Ekonom Sebut Penerimaan Pajak 2025 Berat, Perlu Naik 13,29 Persen untuk Capai Target
Pajak.com, Jakarta – Lembaga riset ekonomi Bright Institute menyatakan bahwa target penerimaan pajak tahun 2025 akan menjadi tantangan berat bagi pemerintah. Dengan realisasi pajak tahun 2024 yang hanya mencapai 97,2 persen dari target, pemerintah harus meningkatkan penerimaan pajak hingga 13,29 persen di tahun 2025 untuk mencapai target Anggaran Pendapatan dan Belanja Negara (APBN).
Sebagaimana diketahui, Menteri Keuangan (Menkeu) Sri Mulyani Indrawati melaporkan realisasi penerimaan pajak dalam APBN 2024 tidak capai target. Realisasi sementara hingga akhir Desember 2024 penerimaan pajak hanya mampu terkumpul Rp1.932,4 triliun atau 97,2 persen dari target Rp1.988,9 triliun.
Ekonom Senior Bright Institute Awalil Rizky menilai, kinerja yang ditampilkan dalam angka-angka realisasi sementara tersebut memperberat pengelolaan APBN di 2025. Pasalnya, penerimaan pajak pada APBN 2025 diproyeksikan sebesar Rp2.189,3 triliun. Sehingga, menurutnya, pemerintah perlu mencapai kenaikan sebesar 13,29 persen tahun ini.
“13,29 persen ini merupakan target kenaikan yang sangat tinggi jika dilihat data historis selama ini. Apalagi ditambah dengan kondisi perekonomian 2025 yang diproyeksikan belum akan lebih baik dari tahun 2024,” ujar Awalil dalam keterangan resmi, dikutip Pajak.com pada Senin (13/1/2025).
Ia juga menyoroti bahwa penerimaan pajak jenis Pajak Penghasilan (PPh) memiliki shortfall terdalam pada tahun 2024, yaitu hanya 93,2 persen dari target. Untuk tahun 2025, pemerintah harus meningkatkan penerimaan PPh sebesar 13,79 persen. “Target ini sudah tidak lagi realistis berdasar data historis dan kondisi perekonomian terkini,” tegas Awalil.

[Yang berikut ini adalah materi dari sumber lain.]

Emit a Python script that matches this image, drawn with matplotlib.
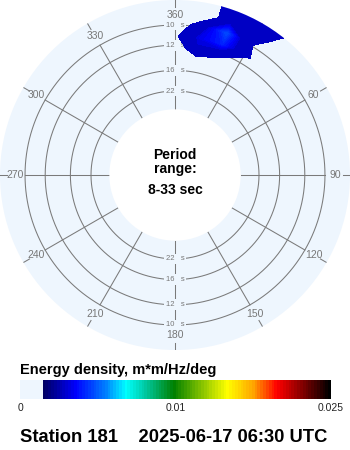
import numpy as np
import matplotlib
matplotlib.use("Agg")
import matplotlib.pyplot as plt
from matplotlib.colors import LinearSegmentedColormap, FuncNorm
import matplotlib.cm as cm

plt.rcParams['font.family'] = ['Liberation Sans', 'DejaVu Sans']

# ---------------- data ----------------
directions_deg = [-10, 0, 10, 20, 30, 40, 50]
frequencies_hz = [0.061, 0.071, 0.081, 0.091, 0.101, 0.111, 0.121, 0.131]
energy = [
    [0.0, 0.0,    0.0,    0.0,     0.0,    0.0,     0.0],
    [0.0, 0.0,    0.0,    0.0,     0.0,    0.0,     0.0],
    [0.0, 0.0,    0.0028, 0.0017,  0.0,    0.0,     0.0],
    [0.0, 0.0011, 0.0032, 0.0040,  0.0019, 0.0,     0.0],
    [0.0, 0.0,    0.0023, 0.0047,  0.0015, 0.0,     0.0],
    [0.0, 0.0,    0.0,    0.00247, 0.0027, 0.0002,  0.0],
    [0.0, 0.0,    0.0,    0.00247, 0.0025, 0.00116, 0.0],
    [0.0, 0.0,    0.0,    0.0025,  0.0025, 0.0016,  0.0],
]
period_rings_s = [10, 12, 16, 22]
direction_ticks_deg = [0, 30, 60, 90, 120, 150, 180, 210, 240, 270, 300, 330]
direction_labels = ["360", "30", "60", "90", "120", "150", "180", "210", "240", "270", "300", "330"]
period_range = (8, 33)
cbar_ticks = [0, 0.01, 0.025]
cbar_tick_labels = ["0", "0.01", "0.025"]
station = "Station 181"
timestamp = "2025-06-17 06:30 UTC"
threshold = 0.00136

# ---------------- style ----------------
BG = "#EEF6FE"
GRID = "#7a7a7a"
LABEL = "#777777"
EDGE_BLUE = "#0000C4"

cmap = LinearSegmentedColormap.from_list("energy", [
    (0.000, BG), (0.068, BG), (0.0685, "#00005C"),
    (0.177, "#0000FF"), (0.274, "#0080FF"), (0.339, "#00FFFF"),
    (0.403, "#00C8A0"), (0.494, "#008000"), (0.668, "#FFFF00"),
    (0.752, "#FFA500"), (0.829, "#FF0000"), (0.913, "#800000"),
    (1.000, "#000000")], N=110)

def fwd(x):
    return np.interp(x, [0, 0.01, 0.025], [0, 0.5, 1.0])

def inv(p):
    return np.interp(p, [0, 0.5, 1.0], [0, 0.01, 0.025])

norm = FuncNorm((fwd, inv), vmin=0, vmax=0.025)

fig = plt.figure(figsize=(3.5, 4.5), dpi=100)
fig.patch.set_facecolor("white")

ax = fig.add_axes([0, 1 - 350 / 450, 1, 350 / 450], projection="polar")
ax.set_theta_zero_location("N")
ax.set_theta_direction(-1)
f_inner = 1.0 / period_range[1]
f_outer = 0.1207
ax.set_ylim(f_inner, f_outer)
ax.set_rorigin(-0.024)
ax.set_facecolor(BG)
ax.grid(False)
ax.set_xticks([])
ax.set_yticks([])
for s in ax.spines.values():
    s.set_color("none")

# rings
th = np.linspace(0, 2 * np.pi, 721)
for p in period_rings_s:
    ax.plot(th, np.full_like(th, 1.0 / p), color=GRID, lw=0.75, zorder=1)

# spokes and ticks
f_label = 0.1083
for a, lab in zip(direction_ticks_deg, direction_labels):
    rad = np.deg2rad(a)
    ax.plot([rad, rad], [f_inner, 1.0 / period_rings_s[0]], color=GRID, lw=0.75, zorder=1)
    ax.plot([rad, rad], [0.1149, f_outer], color=GRID, lw=0.75, zorder=1)
    ax.text(rad, f_label, lab, ha="center", va="center", color=LABEL,
            fontsize=7.5, zorder=2)

# period labels
for p in period_rings_s:
    for base in (0.0, np.pi):
        ax.text(base, 1.0 / p, f"{p}   s", ha="center", va="center", color=LABEL,
                fontsize=5.5, zorder=2.5,
                bbox=dict(boxstyle="square,pad=0.25", fc=BG, ec="none"))

# spectrum blob
T, F = np.meshgrid(np.deg2rad(directions_deg), frequencies_hz)
Z = np.array(energy)
ax.contourf(T, F, Z, levels=[threshold, Z.max() * 1.01], colors=[EDGE_BLUE], zorder=3)
ax.contourf(T, F, Z, levels=np.linspace(0.003, Z.max() * 1.001, 10), cmap=cmap,
            norm=norm, zorder=3.1)

# center text
fig.text(0.5, 1 - 159.3 / 450, "Period", ha="center", va="baseline",
         fontsize=10, fontweight="bold")
fig.text(0.5, 1 - 173.3 / 450, "range:", ha="center", va="baseline",
         fontsize=10, fontweight="bold")
fig.text(0.5, 1 - 194.3 / 450, f"{period_range[0]}-{period_range[1]} sec",
         ha="center", va="baseline", fontsize=10, fontweight="bold")

# colorbar
cax = fig.add_axes([20 / 350, 1 - 399 / 450, 311 / 350, 19 / 450])
sm = cm.ScalarMappable(norm=norm, cmap=cmap)
cb = fig.colorbar(sm, cax=cax, orientation="horizontal")
cb.set_ticks(cbar_ticks)
cb.set_ticklabels(cbar_tick_labels)
cb.outline.set_visible(False)
cax.tick_params(length=0, pad=3, labelsize=7.5, colors="#222222")

fig.text(20 / 350, 1 - 370 / 450, "Energy density, m*m/Hz/deg", ha="left",
         va="center", fontsize=10.5, fontweight="bold")
fig.text(20 / 350, 1 - 437 / 450, f"{station}    {timestamp}", ha="left",
         va="center", fontsize=13.2, fontweight="bold")

fig.savefig("out.png", dpi=100)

Kondisi Ekonomi dan Tantangan Target Pajak
Menurut Awalil, shortfall dalam penerimaan pajak menunjukkan adanya indikasi lesunya perekonomian. “Transaksi ekonomi dan pertumbuhan ekonomi secara keseluruhan tidak sesuai harapan. Ini terkonfirmasi pula dalam laporan tersebut bahwa pertumbuhan ekonomi hanya 5 persen atau di bawah target 2024,” jelasnya.
Kemenkeu sebelumnya mengklaim bahwa kinerja APBN 2024 tetap sehat dan kredibel, meski angka realisasi menunjukkan hal sebaliknya. Dalam laporan tersebut, pertumbuhan ekonomi hanya mencapai 5 persen dari asumsi dasar 5,2 persen, sementara nilai tukar rupiah, yield SBN, serta lifting minyak dan gas semuanya di bawah target.
“Contohnya realisasi sementara defisit APBN 2024 nilainya secara nominal Rp507,8 triliun memang lebih rendah dari target APBN yang sebesar Rp522,8 triliun. Namun secara rasio atas PDB (produk domestik bruto), nilainya tidak lebih rendah dari target, yakni persis di 2,29 persen. Dengan kata lain, nilai PDB dan pertumbuhan ekonomi di 2024 realisasinya lebih rendah,” jelas Awalil.
Manurut Awalil, selain pertumbuhan ekonomi, hampir seluruh asumsi pemerintah tersebut meleset dari realisasinya. “Hanya inflasi yang nilainya lebih rendah dari target asumsi pemerintah. Dan inflasi yang lebih rendah dari asumsi ini pun bukan berarti menunjukkan hal yang selalu positif di masyarakat, sebagaimana kita tahu faktor menurunnya daya beli masyarakat sangat menahan tingkat inflasi dengan rendahnya permintaan,” ungkap Awalil.
Dengan beban berat dalam mencapai target APBN 2025, Awalil menilai pemerintah perlu segera menyusun APBN Perubahan. “Dibutuhkan segera menyusun APBN Perubahan yang lebih mencerminkan arah kebijakan pemerintahan Prabowo,” ujarnya.
Ia juga menekankan perlunya pengurangan belanja dengan mempertajam prioritas serta meningkatkan efektivitas dan efisiensi. Menurut Awalil, langkah-langkah tersebut menjadi kunci agar pengelolaan keuangan negara tetap terkendali di tengah kondisi yang semakin menantang.